WHAT TO DO ▸ Leave out the pictures, and return only the lines running from the one that contains "Convert this chart to D3.js code." to the one that contains "const yTitle = '시군구수';", both included, exactly as they appear.

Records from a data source
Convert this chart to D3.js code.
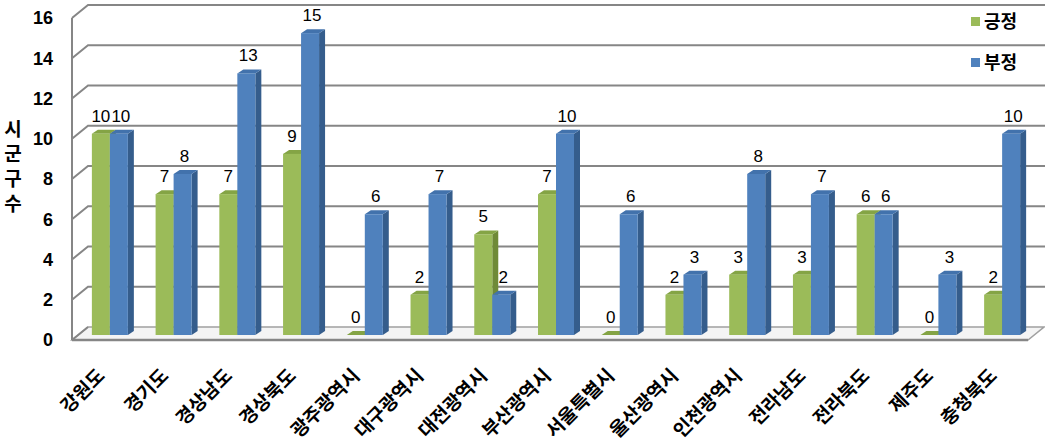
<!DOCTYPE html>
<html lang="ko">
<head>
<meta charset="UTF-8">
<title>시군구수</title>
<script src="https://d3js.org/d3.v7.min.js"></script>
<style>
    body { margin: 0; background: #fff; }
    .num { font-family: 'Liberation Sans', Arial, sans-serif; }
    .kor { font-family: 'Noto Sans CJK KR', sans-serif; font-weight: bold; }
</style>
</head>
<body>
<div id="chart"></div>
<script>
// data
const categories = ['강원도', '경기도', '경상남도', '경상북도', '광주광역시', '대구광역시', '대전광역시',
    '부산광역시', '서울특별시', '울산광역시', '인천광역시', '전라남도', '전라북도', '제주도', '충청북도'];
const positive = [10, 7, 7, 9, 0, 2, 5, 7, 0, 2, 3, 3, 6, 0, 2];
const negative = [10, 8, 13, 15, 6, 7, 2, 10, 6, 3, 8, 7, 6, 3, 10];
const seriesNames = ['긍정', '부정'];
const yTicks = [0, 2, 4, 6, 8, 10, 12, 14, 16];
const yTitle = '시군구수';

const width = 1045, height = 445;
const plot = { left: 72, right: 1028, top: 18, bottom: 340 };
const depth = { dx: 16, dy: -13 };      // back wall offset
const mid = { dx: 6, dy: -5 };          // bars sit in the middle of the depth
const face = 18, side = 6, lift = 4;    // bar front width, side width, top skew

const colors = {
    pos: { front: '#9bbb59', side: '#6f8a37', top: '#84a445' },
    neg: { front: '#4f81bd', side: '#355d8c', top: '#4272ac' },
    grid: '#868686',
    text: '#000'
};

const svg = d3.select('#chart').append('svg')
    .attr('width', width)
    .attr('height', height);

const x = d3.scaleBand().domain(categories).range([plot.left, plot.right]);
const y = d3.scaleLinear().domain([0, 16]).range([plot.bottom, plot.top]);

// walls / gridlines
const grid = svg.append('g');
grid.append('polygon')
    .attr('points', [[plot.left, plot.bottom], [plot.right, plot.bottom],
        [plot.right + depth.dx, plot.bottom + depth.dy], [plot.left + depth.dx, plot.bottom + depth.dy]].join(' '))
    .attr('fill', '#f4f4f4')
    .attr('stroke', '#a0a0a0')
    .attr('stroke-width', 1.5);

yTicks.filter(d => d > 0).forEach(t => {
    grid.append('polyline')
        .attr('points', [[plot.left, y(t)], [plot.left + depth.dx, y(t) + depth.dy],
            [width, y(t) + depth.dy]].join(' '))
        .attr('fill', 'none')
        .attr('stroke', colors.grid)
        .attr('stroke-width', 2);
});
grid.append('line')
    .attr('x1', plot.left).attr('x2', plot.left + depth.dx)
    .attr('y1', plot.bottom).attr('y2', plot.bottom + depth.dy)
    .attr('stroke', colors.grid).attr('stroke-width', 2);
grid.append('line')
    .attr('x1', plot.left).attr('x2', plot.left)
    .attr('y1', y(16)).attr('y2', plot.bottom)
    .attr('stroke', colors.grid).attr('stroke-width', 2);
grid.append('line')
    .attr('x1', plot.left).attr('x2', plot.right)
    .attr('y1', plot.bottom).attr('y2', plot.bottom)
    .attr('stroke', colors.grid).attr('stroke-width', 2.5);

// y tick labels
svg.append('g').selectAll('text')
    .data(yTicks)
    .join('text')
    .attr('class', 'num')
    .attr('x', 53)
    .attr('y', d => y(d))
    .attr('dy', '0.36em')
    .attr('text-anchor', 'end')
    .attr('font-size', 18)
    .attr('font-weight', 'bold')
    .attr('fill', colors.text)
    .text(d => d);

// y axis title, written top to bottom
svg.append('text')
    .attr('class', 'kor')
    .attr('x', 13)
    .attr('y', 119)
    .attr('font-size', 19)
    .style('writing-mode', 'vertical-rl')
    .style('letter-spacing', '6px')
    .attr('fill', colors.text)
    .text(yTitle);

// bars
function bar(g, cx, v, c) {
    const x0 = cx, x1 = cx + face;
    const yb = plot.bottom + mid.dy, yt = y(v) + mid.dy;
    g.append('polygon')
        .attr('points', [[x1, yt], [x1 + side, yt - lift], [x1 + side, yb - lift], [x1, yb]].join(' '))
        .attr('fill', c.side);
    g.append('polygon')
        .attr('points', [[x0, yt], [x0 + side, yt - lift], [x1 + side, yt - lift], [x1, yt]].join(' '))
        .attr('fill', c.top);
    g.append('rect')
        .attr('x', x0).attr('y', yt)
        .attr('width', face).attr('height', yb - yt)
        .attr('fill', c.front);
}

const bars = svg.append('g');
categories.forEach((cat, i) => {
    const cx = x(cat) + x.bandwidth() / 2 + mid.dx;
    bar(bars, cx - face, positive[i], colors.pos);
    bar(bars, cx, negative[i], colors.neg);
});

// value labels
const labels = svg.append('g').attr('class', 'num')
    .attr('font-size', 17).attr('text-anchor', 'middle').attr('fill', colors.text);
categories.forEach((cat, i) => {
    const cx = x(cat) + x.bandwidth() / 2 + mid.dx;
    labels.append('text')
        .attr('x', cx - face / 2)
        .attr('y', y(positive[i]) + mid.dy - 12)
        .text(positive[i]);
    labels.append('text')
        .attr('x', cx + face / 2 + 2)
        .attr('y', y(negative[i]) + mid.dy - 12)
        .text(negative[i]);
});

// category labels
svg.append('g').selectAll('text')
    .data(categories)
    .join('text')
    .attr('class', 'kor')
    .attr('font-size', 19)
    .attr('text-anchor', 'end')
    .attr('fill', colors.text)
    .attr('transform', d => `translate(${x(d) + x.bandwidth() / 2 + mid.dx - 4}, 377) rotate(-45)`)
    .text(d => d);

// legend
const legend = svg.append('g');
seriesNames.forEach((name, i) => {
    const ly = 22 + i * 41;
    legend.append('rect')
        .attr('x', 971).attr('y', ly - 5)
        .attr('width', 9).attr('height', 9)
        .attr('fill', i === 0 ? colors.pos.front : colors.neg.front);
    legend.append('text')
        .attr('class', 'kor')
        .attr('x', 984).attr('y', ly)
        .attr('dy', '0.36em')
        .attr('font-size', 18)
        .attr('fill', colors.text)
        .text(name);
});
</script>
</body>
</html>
==
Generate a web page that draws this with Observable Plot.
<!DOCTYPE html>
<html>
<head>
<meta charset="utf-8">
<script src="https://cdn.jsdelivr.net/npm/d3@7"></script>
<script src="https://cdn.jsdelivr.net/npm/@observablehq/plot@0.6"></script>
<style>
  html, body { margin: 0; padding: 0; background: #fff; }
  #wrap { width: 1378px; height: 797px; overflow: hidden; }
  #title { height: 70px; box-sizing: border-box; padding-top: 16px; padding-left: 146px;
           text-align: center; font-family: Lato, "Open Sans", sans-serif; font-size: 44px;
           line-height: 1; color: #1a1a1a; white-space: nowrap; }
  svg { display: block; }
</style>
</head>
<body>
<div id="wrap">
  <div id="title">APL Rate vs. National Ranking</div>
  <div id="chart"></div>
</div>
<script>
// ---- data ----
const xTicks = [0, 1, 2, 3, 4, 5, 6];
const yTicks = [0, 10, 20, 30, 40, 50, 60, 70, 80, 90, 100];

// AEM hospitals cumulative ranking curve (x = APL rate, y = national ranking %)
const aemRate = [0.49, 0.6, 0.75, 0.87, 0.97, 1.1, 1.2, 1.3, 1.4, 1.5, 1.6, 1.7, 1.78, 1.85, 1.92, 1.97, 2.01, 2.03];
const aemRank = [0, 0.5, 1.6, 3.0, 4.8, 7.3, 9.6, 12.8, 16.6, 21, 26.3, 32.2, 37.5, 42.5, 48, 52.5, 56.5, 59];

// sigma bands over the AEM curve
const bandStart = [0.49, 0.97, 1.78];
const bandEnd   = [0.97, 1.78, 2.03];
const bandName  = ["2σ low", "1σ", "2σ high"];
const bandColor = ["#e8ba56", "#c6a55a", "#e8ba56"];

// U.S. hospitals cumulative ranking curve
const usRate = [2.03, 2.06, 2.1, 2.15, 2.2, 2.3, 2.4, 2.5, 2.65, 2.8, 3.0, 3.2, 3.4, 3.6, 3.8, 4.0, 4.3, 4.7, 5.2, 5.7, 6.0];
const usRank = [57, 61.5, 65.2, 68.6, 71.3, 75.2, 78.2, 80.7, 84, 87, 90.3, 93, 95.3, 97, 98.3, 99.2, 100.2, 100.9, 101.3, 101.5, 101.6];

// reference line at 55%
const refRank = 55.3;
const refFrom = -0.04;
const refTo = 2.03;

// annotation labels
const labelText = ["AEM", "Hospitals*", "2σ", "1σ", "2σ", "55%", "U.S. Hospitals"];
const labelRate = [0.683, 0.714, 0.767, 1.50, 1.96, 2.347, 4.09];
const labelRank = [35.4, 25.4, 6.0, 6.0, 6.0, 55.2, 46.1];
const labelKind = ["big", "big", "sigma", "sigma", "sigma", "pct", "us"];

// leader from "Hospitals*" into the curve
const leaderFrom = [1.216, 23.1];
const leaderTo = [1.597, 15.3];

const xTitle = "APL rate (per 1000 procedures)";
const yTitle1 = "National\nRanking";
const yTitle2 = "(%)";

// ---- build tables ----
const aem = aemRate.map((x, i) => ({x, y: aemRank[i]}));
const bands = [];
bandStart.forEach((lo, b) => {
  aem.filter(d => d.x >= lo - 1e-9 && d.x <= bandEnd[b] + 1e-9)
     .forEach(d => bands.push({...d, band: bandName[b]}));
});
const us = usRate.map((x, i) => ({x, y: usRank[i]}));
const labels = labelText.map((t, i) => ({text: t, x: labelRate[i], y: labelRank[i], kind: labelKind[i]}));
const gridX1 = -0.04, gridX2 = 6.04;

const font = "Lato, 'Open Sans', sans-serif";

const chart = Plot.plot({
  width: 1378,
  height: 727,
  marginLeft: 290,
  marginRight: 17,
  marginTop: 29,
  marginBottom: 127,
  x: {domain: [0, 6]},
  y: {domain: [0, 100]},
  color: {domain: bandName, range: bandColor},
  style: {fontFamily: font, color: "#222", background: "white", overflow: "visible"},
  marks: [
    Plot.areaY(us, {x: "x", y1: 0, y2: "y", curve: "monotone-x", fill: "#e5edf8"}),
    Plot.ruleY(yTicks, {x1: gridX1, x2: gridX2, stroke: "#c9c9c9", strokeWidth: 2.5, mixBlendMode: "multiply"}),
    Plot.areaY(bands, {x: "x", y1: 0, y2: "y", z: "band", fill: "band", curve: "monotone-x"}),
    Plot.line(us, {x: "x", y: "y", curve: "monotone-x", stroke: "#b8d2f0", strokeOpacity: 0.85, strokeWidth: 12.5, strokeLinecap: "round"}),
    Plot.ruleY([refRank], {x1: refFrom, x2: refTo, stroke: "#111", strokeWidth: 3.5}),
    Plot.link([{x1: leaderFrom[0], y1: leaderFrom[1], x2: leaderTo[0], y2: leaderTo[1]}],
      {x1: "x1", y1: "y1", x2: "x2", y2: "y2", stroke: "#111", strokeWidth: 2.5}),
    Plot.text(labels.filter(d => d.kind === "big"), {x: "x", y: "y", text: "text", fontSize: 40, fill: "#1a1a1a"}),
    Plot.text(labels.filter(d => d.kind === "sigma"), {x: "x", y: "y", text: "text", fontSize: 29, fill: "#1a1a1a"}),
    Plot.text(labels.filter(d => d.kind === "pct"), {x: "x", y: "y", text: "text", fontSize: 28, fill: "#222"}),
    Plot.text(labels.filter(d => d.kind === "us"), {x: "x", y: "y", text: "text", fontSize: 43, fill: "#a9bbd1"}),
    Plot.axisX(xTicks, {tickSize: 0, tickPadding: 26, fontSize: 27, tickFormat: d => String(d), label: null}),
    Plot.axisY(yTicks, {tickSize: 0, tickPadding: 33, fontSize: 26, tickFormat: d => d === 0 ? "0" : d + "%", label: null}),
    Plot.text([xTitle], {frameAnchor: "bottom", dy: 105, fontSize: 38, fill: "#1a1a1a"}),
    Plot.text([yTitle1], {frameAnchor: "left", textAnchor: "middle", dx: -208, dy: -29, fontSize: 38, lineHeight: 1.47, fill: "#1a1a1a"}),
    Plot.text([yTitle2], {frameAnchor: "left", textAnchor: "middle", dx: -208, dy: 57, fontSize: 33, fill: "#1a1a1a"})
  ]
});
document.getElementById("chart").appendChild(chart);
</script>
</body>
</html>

SOLUTION TO THE PROBLEM ▸
Convert this chart to D3.js code.
<!DOCTYPE html>
<html lang="ko">
<head>
<meta charset="UTF-8">
<title>시군구수</title>
<script src="https://d3js.org/d3.v7.min.js"></script>
<style>
    body { margin: 0; background: #fff; }
    .num { font-family: 'Liberation Sans', Arial, sans-serif; }
    .kor { font-family: 'Noto Sans CJK KR', sans-serif; font-weight: bold; }
</style>
</head>
<body>
<div id="chart"></div>
<script>
// data
const categories = ['강원도', '경기도', '경상남도', '경상북도', '광주광역시', '대구광역시', '대전광역시',
    '부산광역시', '서울특별시', '울산광역시', '인천광역시', '전라남도', '전라북도', '제주도', '충청북도'];
const positive = [10, 7, 7, 9, 0, 2, 5, 7, 0, 2, 3, 3, 6, 0, 2];
const negative = [10, 8, 13, 15, 6, 7, 2, 10, 6, 3, 8, 7, 6, 3, 10];
const seriesNames = ['긍정', '부정'];
const yTicks = [0, 2, 4, 6, 8, 10, 12, 14, 16];
const yTitle = '시군구수';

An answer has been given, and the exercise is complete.